Clarel, 27, launched the Starfruit Project while still in Austin, but moved it to Philadelphia in April. They now coordinate writing workshops and performance classes that center around giving queer people of color a place to express themselves. They also run a blog featuring interviews and spotlights on creatives in the community.

“This work is crucial to our survival,” said Ashley Davis, who has worked with Clarel and the Starfruit Project. “And anytime I’m apart of these kind of spaces I then learn how to create that space somewhere else.”

In these safe spaces for artistic expression, Clarel hopes to emphasize that being an artist isn’t about talent or skill or experience, but about recognizing the radiance and brilliance that is inside everyone — and they especially want people of color and queer and trans people of color to recognize this within themselves.

Clarel doesn’t have permanent space yet, but no matter the location they integrate their work in sociology, education and performing arts to support queer and trans people of color in their healing and expression.

Clarel refers to themselves as “a theater kid," and had previously acted, but while pursuing an undergraduate sociology degree at Princeton, they started coordinating theater productions for black students who craved their own space.

In Austin, they connected with a network of black creatives they felt deserved more recognition for their work that further pushed them to the start of the Starfruit Project’s blog, but they couldn’t carry out their goals — to mount a performance — because of the limited network in academic and nonprofit spaces in Austin. Clarel decided to move back to the East Coast, in part of because Philadelphia’s active black community.

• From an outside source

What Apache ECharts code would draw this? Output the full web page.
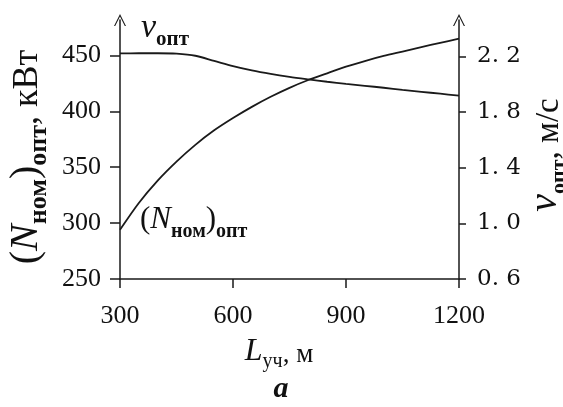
<!DOCTYPE html>
<html>
<head>
<meta charset="utf-8">
<script src="https://cdn.jsdelivr.net/npm/echarts@6/dist/echarts.min.js"></script>
<style>
html,body{margin:0;padding:0;background:#fff;}
#c{width:563px;height:407px;}
</style>
</head>
<body>
<div id="c"></div>
<script>
// Data
var L = [300, 350, 400, 450, 500, 550, 600, 650, 700, 750, 800, 850, 900, 950, 1000, 1050, 1100, 1150, 1200];
var N_opt = [294, 318, 338, 355, 370, 383, 394, 404, 413, 421, 428, 434, 440, 445, 449.5, 453.5, 457.5, 461.3, 465];
var v_opt = [2.222, 2.223, 2.223, 2.220, 2.205, 2.168, 2.130, 2.099, 2.074, 2.053, 2.035, 2.018, 2.003, 1.989, 1.975, 1.960, 1.946, 1.932, 1.918];
var xTicks = [300, 600, 900, 1200];
var leftTicks = [250, 300, 350, 400, 450];
var rightTicks = [0.6, 1.0, 1.4, 1.8, 2.2];

var ink = '#1a1a1a';
var serif = 'Liberation Serif';
var arrow = 'path://M0,12 L6,0 L12,12 L10.8,12 L6,2.4 L1.2,12 Z';

var chart = echarts.init(document.getElementById('c'), null, {renderer: 'canvas'});

function pairs(xs, ys) { return xs.map(function (x, i) { return [x, ys[i]]; }); }

var option = {
  backgroundColor: '#fff',
  animation: false,
  grid: {left: 120, right: 104, top: 20, bottom: 128, containLabel: false},
  xAxis: {
    type: 'value', min: 300, max: 1200, interval: 300,
    axisLine: {show: true, lineStyle: {color: ink, width: 1.5}},
    axisTick: {show: true, inside: false, length: 9, lineStyle: {color: ink, width: 1.5}},
    axisLabel: {margin: 24, fontFamily: serif, fontSize: 26, color: '#111', customValues: xTicks,
      formatter: function (v) { return String(v); }},
    splitLine: {show: false}
  },
  yAxis: [{
    type: 'value', position: 'left', min: 250, max: 481.7,
    axisLine: {show: true, symbol: ['none', arrow], symbolSize: [12, 12], symbolOffset: [0, 0], lineStyle: {color: ink, width: 1.5}},
    axisTick: {show: true, inside: false, length: 10, customValues: leftTicks, lineStyle: {color: ink, width: 1.5}},
    axisLabel: {margin: 19, fontFamily: serif, fontSize: 26, color: '#111', customValues: leftTicks,
      formatter: function (v) { return String(v); }},
    splitLine: {show: false}
  }, {
    type: 'value', position: 'right', min: 0.6, max: 2.462,
    axisLine: {show: true, symbol: ['none', arrow], symbolSize: [12, 12], symbolOffset: [0, 0], lineStyle: {color: ink, width: 1.5}},
    axisTick: {show: true, inside: false, length: 7, customValues: rightTicks, lineStyle: {color: ink, width: 1.5}},
    axisLabel: {margin: 18, fontFamily: 'DejaVu Serif', fontSize: 23, color: '#111', customValues: rightTicks,
      formatter: function (v) { return v.toFixed(1).replace('.', '. '); }},
    splitLine: {show: false}
  }],
  series: [{
    type: 'line', yAxisIndex: 0, data: pairs(L, N_opt), smooth: 0.3, symbol: 'none',
    lineStyle: {color: ink, width: 1.8}
  }, {
    type: 'line', yAxisIndex: 1, data: pairs(L, v_opt), smooth: 0.3, symbol: 'none',
    lineStyle: {color: ink, width: 1.8}
  }],
  graphic: [
    { // left axis name
      type: 'text', x: 29, y: 157, rotation: Math.PI / 2,
      style: {
        text: '{b|(}{i|N}{s|ном}{b|)}{s|опт}{u|, кВт}',
        align: 'center', verticalAlign: 'middle', fill: '#111',
        rich: {
          b: {fontFamily: serif, fontSize: 40, padding: [0, 0, 6, 0], verticalAlign: 'bottom', fill: '#111'},
          i: {fontFamily: serif, fontStyle: 'italic', fontSize: 40, padding: [0, 0, 6, 0], verticalAlign: 'bottom', fill: '#111'},
          s: {fontFamily: serif, fontWeight: 'bold', fontSize: 26, verticalAlign: 'bottom', fill: '#111'},
          u: {fontFamily: serif, fontSize: 36, padding: [0, 0, 6, 0], verticalAlign: 'bottom', fill: '#111'}
        }
      }
    },
    { // right axis name
      type: 'text', x: 548, y: 155, rotation: Math.PI / 2,
      style: {
        text: '{i|v}{s|опт}{u|, м/с}',
        align: 'center', verticalAlign: 'middle', fill: '#111',
        rich: {
          i: {fontFamily: serif, fontStyle: 'italic', fontSize: 40, padding: [0, 0, 5, 0], verticalAlign: 'bottom', fill: '#111'},
          s: {fontFamily: serif, fontWeight: 'bold', fontSize: 22, verticalAlign: 'bottom', fill: '#111'},
          u: {fontFamily: serif, fontSize: 33, padding: [0, 0, 5, 0], verticalAlign: 'bottom', fill: '#111'}
        }
      }
    },
    { // x axis name
      type: 'text', x: 279, y: 354,
      style: {
        text: '{i|L}{s|уч}{u|, м}',
        align: 'center', verticalAlign: 'middle', fill: '#111',
        rich: {
          i: {fontFamily: serif, fontStyle: 'italic', fontSize: 32, padding: [0, 0, 4, 0], verticalAlign: 'bottom', fill: '#111'},
          s: {fontFamily: serif, fontSize: 20, verticalAlign: 'bottom', fill: '#111'},
          u: {fontFamily: serif, fontSize: 27, padding: [0, 0, 4, 0], verticalAlign: 'bottom', fill: '#111'}
        }
      }
    },
    { // subfigure letter
      type: 'text', x: 281, y: 389,
      style: {text: 'a', align: 'center', verticalAlign: 'middle', fill: '#111',
        font: 'italic bold 30px "Liberation Serif"'}
    },
    { // v curve label
      type: 'text', x: 141, y: 31,
      style: {
        text: '{i|v}{s|опт}',
        align: 'left', verticalAlign: 'middle', fill: '#111',
        rich: {
          i: {fontFamily: serif, fontStyle: 'italic', fontSize: 34, padding: [0, 0, 5, 0], verticalAlign: 'bottom', fill: '#111'},
          s: {fontFamily: serif, fontWeight: 'bold', fontSize: 21, verticalAlign: 'bottom', fill: '#111'}
        }
      }
    },
    { // N curve label
      type: 'text', x: 140, y: 223,
      style: {
        text: '{b|(}{i|N}{s|ном}{b|)}{s|опт}',
        align: 'left', verticalAlign: 'middle', fill: '#111',
        rich: {
          b: {fontFamily: serif, fontSize: 31, padding: [0, 0, 6, 0], verticalAlign: 'bottom', fill: '#111'},
          i: {fontFamily: serif, fontStyle: 'italic', fontSize: 31, padding: [0, 0, 6, 0], verticalAlign: 'bottom', fill: '#111'},
          s: {fontFamily: serif, fontWeight: 'bold', fontSize: 20, verticalAlign: 'bottom', fill: '#111'}
        }
      }
    }
  ]
};
chart.setOption(option);
</script>
</body>
</html>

One of the challenges that Clarel encountered is the lack of a roadmap for these progressive spaces. They have to learn as they go.

In October, the Starfruit Project announced their first production, Firsts, a collection of prose that centers first time experiences from the perspective of queer people of color. Alicia Frausto’s monologue was about her relationship with her body hair, and the first time she shaved it all off.

Clarel served as director and producer as they guided the cast to write, stage and perform their original work.

Frausto, a graduate student at the University of Pennsylvania, was excited to return to theater after a few years hiatus. “It’s a community I belong to, and it’s a space I rarely find in art and academia," she said. “I was only ever cast as ugly characters whether it was Ugly Betty or the ugly stepsister. It felt good to be in a space where everything I embody is beautiful.”

The cast, often sitting in a circle on the floor of a borrowed space, were given prompts and encouraged to write their truths and process their emotions about important firsts in their lives. Through these storytelling exercises the group fostered a safe space for their healing that was full of laughter, silliness and vulnerability.

But days before the cast was set to take the stage at CHI Movement Arts, interpersonal conflicts among the performers resulted in the departure of one cast member and the postponement of the show.

Even though there was no production, Clarel doesn’t feel like this was a failure. When thinking back to the start of the production, they remember all of the things that could have made more room for growth — a social worker, a permanent practice space, a larger production team. All things that would have required more funding. Clarel was also adamant about paying cast members, something that doesn’t often happen in small independent productions. But that administrative work took them away from the core mission of healing.

“How do we make time for healing and true connection in circumstances bound by time and money?" Clarel asked themselves in amid the conflict. “We needed to pause and not prioritize the capital-w Work over community wellness and the work that requires."

So Clarel is taking the weeks of rehearsals as a learning experience.

Despite the halt of the production, Clarel hopes members of the cast were able to experience healing and growth in some capacity and is trying to develop a restorative process for the group.

Moving forward, Clarel plans to focus on creating an online resource hub for queer and trans people for color. The digital platform will include blog posts featuring local creatives, meet up announcements and downloadable PDFs from writing workshops at little to no cost.

“I want to focus on things that are practical and accessible.”